[Dataset records]
------------------------------------
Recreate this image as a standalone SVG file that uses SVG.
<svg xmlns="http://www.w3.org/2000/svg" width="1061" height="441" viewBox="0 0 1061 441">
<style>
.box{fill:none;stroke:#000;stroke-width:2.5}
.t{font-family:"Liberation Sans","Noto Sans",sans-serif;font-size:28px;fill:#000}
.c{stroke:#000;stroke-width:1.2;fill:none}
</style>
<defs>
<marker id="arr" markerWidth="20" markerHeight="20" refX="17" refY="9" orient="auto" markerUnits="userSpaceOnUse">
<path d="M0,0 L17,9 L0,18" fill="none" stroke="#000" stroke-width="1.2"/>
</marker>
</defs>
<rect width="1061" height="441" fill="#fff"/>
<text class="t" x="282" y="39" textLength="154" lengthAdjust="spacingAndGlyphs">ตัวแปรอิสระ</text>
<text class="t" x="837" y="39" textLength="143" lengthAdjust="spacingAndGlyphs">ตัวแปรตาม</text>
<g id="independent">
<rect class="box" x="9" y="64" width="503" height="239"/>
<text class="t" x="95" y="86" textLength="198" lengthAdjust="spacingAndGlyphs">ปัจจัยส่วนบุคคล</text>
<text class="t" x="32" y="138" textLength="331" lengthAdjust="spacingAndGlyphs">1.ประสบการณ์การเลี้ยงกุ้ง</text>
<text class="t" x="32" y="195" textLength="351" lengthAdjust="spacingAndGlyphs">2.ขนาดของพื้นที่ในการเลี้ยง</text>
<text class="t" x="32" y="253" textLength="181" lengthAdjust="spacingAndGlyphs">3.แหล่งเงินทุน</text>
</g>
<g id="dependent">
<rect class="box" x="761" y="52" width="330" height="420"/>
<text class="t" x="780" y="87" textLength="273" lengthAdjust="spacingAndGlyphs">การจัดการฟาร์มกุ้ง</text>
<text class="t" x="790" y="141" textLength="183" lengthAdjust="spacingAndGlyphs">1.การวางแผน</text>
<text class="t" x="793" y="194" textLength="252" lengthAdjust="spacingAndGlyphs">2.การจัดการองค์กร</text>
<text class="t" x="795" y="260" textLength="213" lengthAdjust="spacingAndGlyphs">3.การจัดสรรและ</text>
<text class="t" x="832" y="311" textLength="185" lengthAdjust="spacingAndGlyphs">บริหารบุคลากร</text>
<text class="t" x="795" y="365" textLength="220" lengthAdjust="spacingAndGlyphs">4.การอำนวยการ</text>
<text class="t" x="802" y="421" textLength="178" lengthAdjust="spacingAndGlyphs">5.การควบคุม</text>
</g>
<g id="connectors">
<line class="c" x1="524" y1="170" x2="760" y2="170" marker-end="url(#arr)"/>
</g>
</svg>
------------------------------------
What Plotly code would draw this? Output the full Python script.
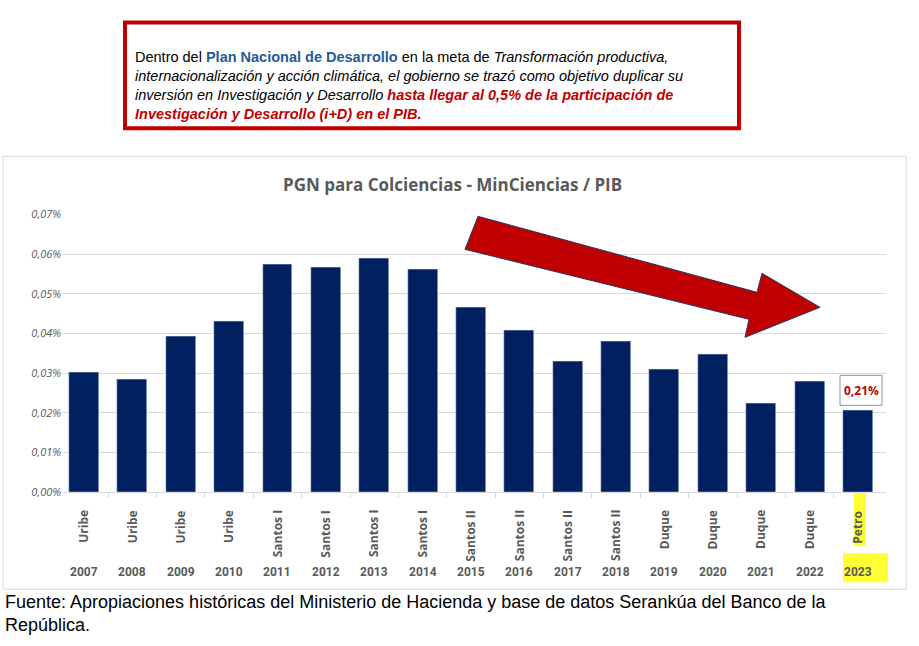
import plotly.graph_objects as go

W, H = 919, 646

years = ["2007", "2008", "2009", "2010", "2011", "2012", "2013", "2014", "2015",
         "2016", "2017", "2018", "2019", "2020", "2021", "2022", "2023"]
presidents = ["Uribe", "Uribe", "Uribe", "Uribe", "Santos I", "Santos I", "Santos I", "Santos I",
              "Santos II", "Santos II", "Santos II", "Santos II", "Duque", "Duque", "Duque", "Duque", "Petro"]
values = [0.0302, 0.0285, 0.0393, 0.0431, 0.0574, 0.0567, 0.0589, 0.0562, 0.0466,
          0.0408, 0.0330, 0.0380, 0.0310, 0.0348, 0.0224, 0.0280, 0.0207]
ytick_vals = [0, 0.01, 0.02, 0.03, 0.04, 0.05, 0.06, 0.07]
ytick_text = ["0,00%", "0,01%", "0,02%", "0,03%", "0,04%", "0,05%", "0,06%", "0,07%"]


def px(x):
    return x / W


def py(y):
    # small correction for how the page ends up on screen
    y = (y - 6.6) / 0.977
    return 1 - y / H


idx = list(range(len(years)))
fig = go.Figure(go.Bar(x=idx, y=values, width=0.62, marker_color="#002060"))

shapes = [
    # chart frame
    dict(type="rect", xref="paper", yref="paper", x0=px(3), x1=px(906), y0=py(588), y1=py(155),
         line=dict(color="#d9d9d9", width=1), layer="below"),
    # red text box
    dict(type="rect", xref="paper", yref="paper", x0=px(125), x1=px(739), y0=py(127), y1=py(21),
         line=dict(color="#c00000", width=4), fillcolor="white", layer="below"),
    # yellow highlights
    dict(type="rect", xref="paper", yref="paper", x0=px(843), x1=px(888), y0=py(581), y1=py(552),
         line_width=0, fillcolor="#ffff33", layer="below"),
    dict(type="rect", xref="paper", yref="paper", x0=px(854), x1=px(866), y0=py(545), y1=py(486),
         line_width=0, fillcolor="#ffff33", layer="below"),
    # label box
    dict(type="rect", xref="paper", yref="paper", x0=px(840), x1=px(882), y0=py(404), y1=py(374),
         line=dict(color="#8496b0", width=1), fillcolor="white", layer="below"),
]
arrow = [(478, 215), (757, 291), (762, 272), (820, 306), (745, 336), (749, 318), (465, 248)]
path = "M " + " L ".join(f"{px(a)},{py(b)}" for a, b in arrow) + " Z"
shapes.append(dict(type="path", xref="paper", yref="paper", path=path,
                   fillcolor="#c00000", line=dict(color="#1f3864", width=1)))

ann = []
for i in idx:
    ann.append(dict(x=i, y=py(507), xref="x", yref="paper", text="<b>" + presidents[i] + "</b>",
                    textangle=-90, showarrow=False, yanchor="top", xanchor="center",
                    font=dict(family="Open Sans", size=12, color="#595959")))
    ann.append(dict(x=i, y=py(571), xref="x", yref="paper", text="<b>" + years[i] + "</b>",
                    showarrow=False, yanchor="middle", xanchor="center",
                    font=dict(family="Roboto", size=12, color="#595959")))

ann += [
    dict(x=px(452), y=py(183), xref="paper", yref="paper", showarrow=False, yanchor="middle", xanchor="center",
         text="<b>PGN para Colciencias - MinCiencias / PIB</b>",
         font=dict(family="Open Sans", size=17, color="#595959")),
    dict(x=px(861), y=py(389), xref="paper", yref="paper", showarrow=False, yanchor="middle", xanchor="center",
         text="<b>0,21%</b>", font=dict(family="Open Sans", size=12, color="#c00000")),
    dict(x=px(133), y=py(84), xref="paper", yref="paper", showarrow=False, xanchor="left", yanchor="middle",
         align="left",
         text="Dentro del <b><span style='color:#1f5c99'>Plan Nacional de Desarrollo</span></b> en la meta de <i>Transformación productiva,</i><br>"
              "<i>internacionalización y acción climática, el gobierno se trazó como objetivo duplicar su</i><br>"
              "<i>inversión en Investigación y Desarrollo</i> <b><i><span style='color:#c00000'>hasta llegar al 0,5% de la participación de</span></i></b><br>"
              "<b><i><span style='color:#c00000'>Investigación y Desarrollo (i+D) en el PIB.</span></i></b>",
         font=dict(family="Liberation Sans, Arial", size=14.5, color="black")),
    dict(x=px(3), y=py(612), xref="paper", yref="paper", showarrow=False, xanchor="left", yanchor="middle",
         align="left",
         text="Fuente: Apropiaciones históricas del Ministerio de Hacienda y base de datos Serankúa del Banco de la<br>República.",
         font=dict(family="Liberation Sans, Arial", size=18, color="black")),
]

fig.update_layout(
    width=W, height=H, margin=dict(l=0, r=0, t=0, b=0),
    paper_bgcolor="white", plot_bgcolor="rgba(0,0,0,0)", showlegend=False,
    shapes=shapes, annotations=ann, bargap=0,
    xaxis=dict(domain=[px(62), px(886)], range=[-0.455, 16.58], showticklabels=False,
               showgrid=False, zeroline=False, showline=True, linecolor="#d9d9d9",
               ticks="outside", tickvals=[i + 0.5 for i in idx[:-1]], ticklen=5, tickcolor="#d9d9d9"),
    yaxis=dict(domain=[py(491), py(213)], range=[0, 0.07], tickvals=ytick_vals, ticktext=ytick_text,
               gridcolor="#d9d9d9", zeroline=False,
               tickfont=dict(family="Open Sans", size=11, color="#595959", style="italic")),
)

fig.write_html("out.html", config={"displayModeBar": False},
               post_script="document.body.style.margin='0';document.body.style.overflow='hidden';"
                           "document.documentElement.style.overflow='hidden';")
------------------------------------
• [WHAT THIS TASK INVOLVES]:
Transcribe exactly the lines between the one containing "What Plotly code" and the one containing "W, H = 919, 646", counting both ends. Pictures are not copied.

• [TASK OUTPUT]:
What Plotly code would draw this? Output the full Python script.
import plotly.graph_objects as go

W, H = 919, 646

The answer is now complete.